--- begin Information supplied ---

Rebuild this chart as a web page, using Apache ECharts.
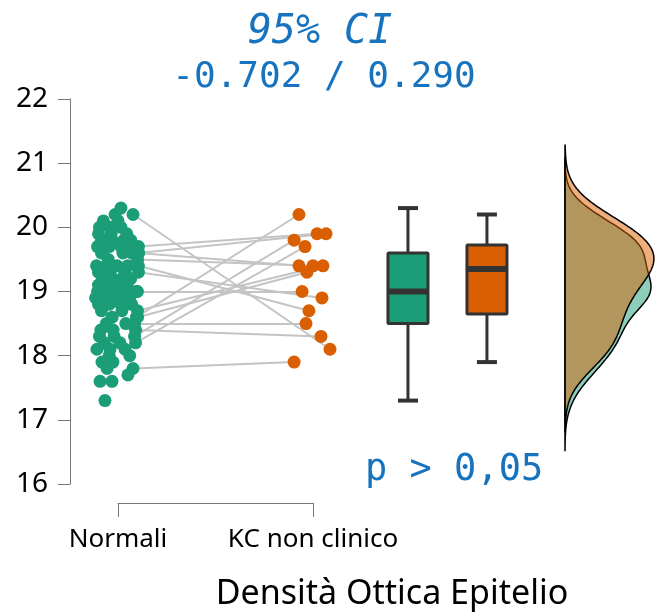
<!DOCTYPE html>
<html>
<head>
<meta charset="utf-8">
<script src="https://cdn.jsdelivr.net/npm/echarts@6/dist/echarts.min.js"></script>
<style>
  html, body { margin: 0; padding: 0; background: #fff; }
  #chart { width: 662px; height: 613px; }
</style>
</head>
<body>
<div id="chart"></div>
<script>
var categories = ['Normali', 'KC non clinico'];
var yTicks = [16, 17, 18, 19, 20, 21, 22];

// first 16 values of normali are paired with kc (same order)
var normali = [
  18.6, 19.7, 19.6, 18.3, 18.2, 19.6, 19.5, 18.7, 18.6, 19.0, 19.3, 19.4, 18.5, 18.4, 20.2, 17.8,
  17.3, 17.6, 17.6, 17.7, 17.8, 17.9, 17.9, 18.0, 18.0, 18.1, 18.1, 18.1, 18.2, 18.2, 18.3, 18.3,
  18.4, 18.4, 18.5, 18.5, 18.6, 18.7, 18.7, 18.8, 18.8, 18.8, 18.8,
  18.9, 18.9, 18.9, 18.9, 18.9, 19.0, 19.0, 19.0, 19.0, 19.0, 19.0,
  19.1, 19.1, 19.1, 19.1, 19.2, 19.2, 19.2, 19.2, 19.3, 19.3, 19.3, 19.4, 19.4, 19.4, 19.4,
  19.5, 19.6, 19.6, 19.6, 19.7, 19.7, 19.7, 19.7, 19.7, 19.8, 19.8, 19.8, 19.8, 19.9, 19.9, 19.9,
  20.0, 20.0, 20.0, 20.1, 20.1, 20.2, 20.3
];
var normaliJitter = [
  0.095, 0.105, 0.105, 0.085, 0.090, 0.105, 0.100, 0.100, 0.100, 0.100, 0.105, 0.105, 0.085, 0.090, 0.077, 0.077,
  -0.067, -0.092, -0.031, 0.051, -0.056, -0.082, -0.026, -0.045, 0.060, -0.108, -0.041, 0.036, -0.070, 0.010, -0.095, -0.020,
  -0.088, -0.025, -0.060, 0.040, -0.030, -0.085, 0.020, -0.100, -0.045, 0.015, 0.070,
  -0.115, -0.070, -0.025, 0.020, 0.060, -0.105, -0.060, -0.015, 0.030, 0.070, 0.095,
  -0.100, -0.050, 0.000, 0.045, -0.080, -0.030, 0.020, 0.065, -0.100, -0.040, 0.035, -0.110, -0.060, -0.005, 0.050,
  -0.050, -0.085, 0.025, 0.070, -0.105, -0.075, -0.045, 0.015, 0.075, -0.085, -0.030, 0.030, 0.065, -0.100, -0.035, 0.045,
  -0.095, -0.040, 0.015, -0.075, 0.000, -0.015, 0.015
];
var kc = [20.2, 19.9, 19.9, 19.8, 19.7, 19.4, 19.4, 19.4, 19.3, 19.0, 18.9, 18.7, 18.5, 18.3, 18.1, 17.9];
var kcJitter = [-0.072, 0.021, 0.067, -0.097, -0.041, -0.072, 0.000, 0.051, -0.031, -0.056, 0.046, -0.021, -0.036, 0.041, 0.087, -0.097];

var green = '#1b9e77', orange = '#d95f02', blue = '#1873be';
var catPos = [1, 2];          // x position of each group's dots
var boxPos = [2.487, 2.892];  // x position of each box

function quantile(sorted, p) {
  var h = (sorted.length - 1) * p, lo = Math.floor(h);
  var next = sorted[lo + 1] !== undefined ? sorted[lo + 1] : sorted[lo];
  return sorted[lo] + (h - lo) * (next - sorted[lo]);
}
function boxStats(vals) {
  var s = vals.slice().sort(function (a, b) { return a - b; });
  var q1 = quantile(s, 0.25), q3 = quantile(s, 0.75), iqr = q3 - q1;
  var lo = s.filter(function (v) { return v >= q1 - 1.5 * iqr; })[0];
  var hi = s.filter(function (v) { return v <= q3 + 1.5 * iqr; }).pop();
  return [lo, q1, quantile(s, 0.5), q3, hi];
}
function sd(vals) {
  var m = vals.reduce(function (a, b) { return a + b; }, 0) / vals.length;
  return Math.sqrt(vals.reduce(function (a, v) { return a + (v - m) * (v - m); }, 0) / (vals.length - 1));
}
// gaussian kde, bandwidth like R's bw.nrd0, cut = 3
function kde(vals) {
  var s = vals.slice().sort(function (a, b) { return a - b; });
  var iqr = quantile(s, 0.75) - quantile(s, 0.25);
  var bw = 0.9 * Math.min(sd(s), iqr / 1.34) * Math.pow(s.length, -0.2);
  var from = s[0] - 3 * bw, to = s[s.length - 1] + 3 * bw, pts = [];
  for (var i = 0; i <= 200; i++) {
    var y = from + (to - from) * i / 200, d = 0;
    s.forEach(function (v) { var z = (y - v) / bw; d += Math.exp(-0.5 * z * z); });
    pts.push([d / (s.length * bw * Math.sqrt(2 * Math.PI)), y]);
  }
  return pts;
}

var densG = kde(normali), densO = kde(kc);
function peak(d) { return Math.max.apply(null, d.map(function (p) { return p[0]; })); }
// x scale of the density panel (97px wide): green peak ~86px, orange peak at most ~95px
var densMax = 97 * Math.max(peak(densG) / 86, peak(densO) / 95);

var greenPts = normali.map(function (v, i) { return [catPos[0] + normaliJitter[i], v]; });
var orangePts = kc.map(function (v, i) { return [catPos[1] + kcJitter[i], v]; });
var pairLines = kc.map(function (v, i) { return { coords: [greenPts[i], orangePts[i]] }; });

var boxes = [boxStats(normali), boxStats(kc)].map(function (b, i) { return [boxPos[i]].concat(b).concat([i]); });

function renderBox(params, api) {
  var x = api.value(0), col = api.value(6) === 0 ? green : orange;
  var half = 0.1026, cap = 0.0513;
  var pMin = api.coord([x, api.value(1)]), pQ1 = api.coord([x, api.value(2)]);
  var pMed = api.coord([x, api.value(3)]), pQ3 = api.coord([x, api.value(4)]);
  var pMax = api.coord([x, api.value(5)]);
  var l = api.coord([x - half, 0])[0], r = api.coord([x + half, 0])[0];
  var cl = api.coord([x - cap, 0])[0], cr = api.coord([x + cap, 0])[0];
  var st = { stroke: '#333', lineWidth: 3 };
  return {
    type: 'group',
    children: [
      { type: 'line', shape: { x1: pMax[0], y1: pMax[1], x2: pQ3[0], y2: pQ3[1] }, style: st },
      { type: 'line', shape: { x1: pQ1[0], y1: pQ1[1], x2: pMin[0], y2: pMin[1] }, style: st },
      { type: 'line', shape: { x1: cl, y1: pMax[1], x2: cr, y2: pMax[1] }, style: { stroke: '#333', lineWidth: 4 } },
      { type: 'line', shape: { x1: cl, y1: pMin[1], x2: cr, y2: pMin[1] }, style: { stroke: '#333', lineWidth: 4 } },
      { type: 'rect', shape: { x: l, y: pQ3[1], width: r - l, height: pQ1[1] - pQ3[1], r: 1 }, style: { fill: col, stroke: '#333', lineWidth: 3 } },
      { type: 'line', shape: { x1: l, y1: pMed[1], x2: r, y2: pMed[1] }, style: { stroke: '#333', lineWidth: 6 } }
    ]
  };
}
function densityItem(dens, fill) {
  return function (params, api) {
    var pts = [api.coord([0, dens[0][1]])];
    dens.forEach(function (p) { pts.push(api.coord(p)); });
    pts.push(api.coord([0, dens[dens.length - 1][1]]));
    return { type: 'polygon', shape: { points: pts }, style: { fill: fill, stroke: '#000', lineWidth: 1.5 } };
  };
}

var chart = echarts.init(document.getElementById('chart'));
chart.setOption({
  animation: false,
  grid: [
    { left: 70, right: 0, top: 99, bottom: 129 },
    { left: 565, right: 0, top: 99, bottom: 129 },
    { left: 118, width: 195, top: 99, bottom: 110 }
  ],
  xAxis: [
    { gridIndex: 0, type: 'value', min: 0.7538, max: 3.7897, show: false },
    { gridIndex: 1, type: 'value', min: 0, max: densMax, show: false },
    {
      gridIndex: 2, type: 'category', data: categories, boundaryGap: false,
      axisLine: { lineStyle: { color: '#777', width: 1 } },
      axisTick: { length: 14, lineStyle: { color: '#777' } },
      axisLabel: { margin: 24, fontSize: 26, color: '#000', fontFamily: 'Noto Sans', interval: 0 }
    }
  ],
  yAxis: [
    {
      gridIndex: 0, type: 'value', min: yTicks[0], max: yTicks[yTicks.length - 1], interval: 1,
      splitLine: { show: false },
      axisLine: { show: true, lineStyle: { color: '#777', width: 1 } },
      axisTick: { show: true, length: 12, lineStyle: { color: '#777' } },
      axisLabel: { margin: 22, fontSize: 28, color: '#000', fontFamily: 'Noto Sans' }
    },
    { gridIndex: 1, type: 'value', min: 16, max: 22, show: false },
    { gridIndex: 2, type: 'value', show: false }
  ],
  graphic: [
    { type: 'text', x: 320, y: 33, style: { text: '95% CI', fill: blue, font: 'italic 40px "DejaVu Sans Mono"', textAlign: 'center', textVerticalAlign: 'middle' } },
    { type: 'text', x: 324, y: 78, style: { text: '-0.702 / 0.290', fill: blue, font: '36px "DejaVu Sans Mono"', textAlign: 'center', textVerticalAlign: 'middle' } },
    { type: 'text', x: 365, y: 470, style: { text: 'p > 0,05', fill: blue, font: '37px "DejaVu Sans Mono"', textAlign: 'left', textVerticalAlign: 'middle' } },
    { type: 'text', x: 392, y: 594, style: { text: 'Densità Ottica Epitelio', fill: '#000', font: '34px "Noto Sans"', textAlign: 'center', textVerticalAlign: 'middle' } }
  ],
  series: [
    {
      type: 'lines', coordinateSystem: 'cartesian2d', xAxisIndex: 0, yAxisIndex: 0,
      data: pairLines, lineStyle: { color: '#c4c4c4', width: 2, opacity: 1 }, z: 1
    },
    {
      type: 'scatter', xAxisIndex: 0, yAxisIndex: 0, data: greenPts, symbolSize: 13,
      itemStyle: { color: green, opacity: 1 }, z: 2
    },
    {
      type: 'scatter', xAxisIndex: 0, yAxisIndex: 0, data: orangePts, symbolSize: 13,
      itemStyle: { color: orange, opacity: 1 }, z: 2
    },
    {
      type: 'custom', xAxisIndex: 0, yAxisIndex: 0, data: boxes, renderItem: renderBox, z: 3
    },
    {
      type: 'custom', xAxisIndex: 1, yAxisIndex: 1, data: [0], renderItem: densityItem(densG, 'rgba(27,158,119,0.5)'), z: 3
    },
    {
      type: 'custom', xAxisIndex: 1, yAxisIndex: 1, data: [0], renderItem: densityItem(densO, 'rgba(217,95,2,0.5)'), z: 4
    }
  ]
});
</script>
</body>
</html>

--- end Information supplied ---

Starting at the top of the listing above, please restate word for word each line up to and including the one that holds "var yTicks = [16, 17, 18, 19, 20, 21, 22];", omitting every image.

Rebuild this chart as a web page, using Apache ECharts.
<!DOCTYPE html>
<html>
<head>
<meta charset="utf-8">
<script src="https://cdn.jsdelivr.net/npm/echarts@6/dist/echarts.min.js"></script>
<style>
  html, body { margin: 0; padding: 0; background: #fff; }
  #chart { width: 662px; height: 613px; }
</style>
</head>
<body>
<div id="chart"></div>
<script>
var categories = ['Normali', 'KC non clinico'];
var yTicks = [16, 17, 18, 19, 20, 21, 22];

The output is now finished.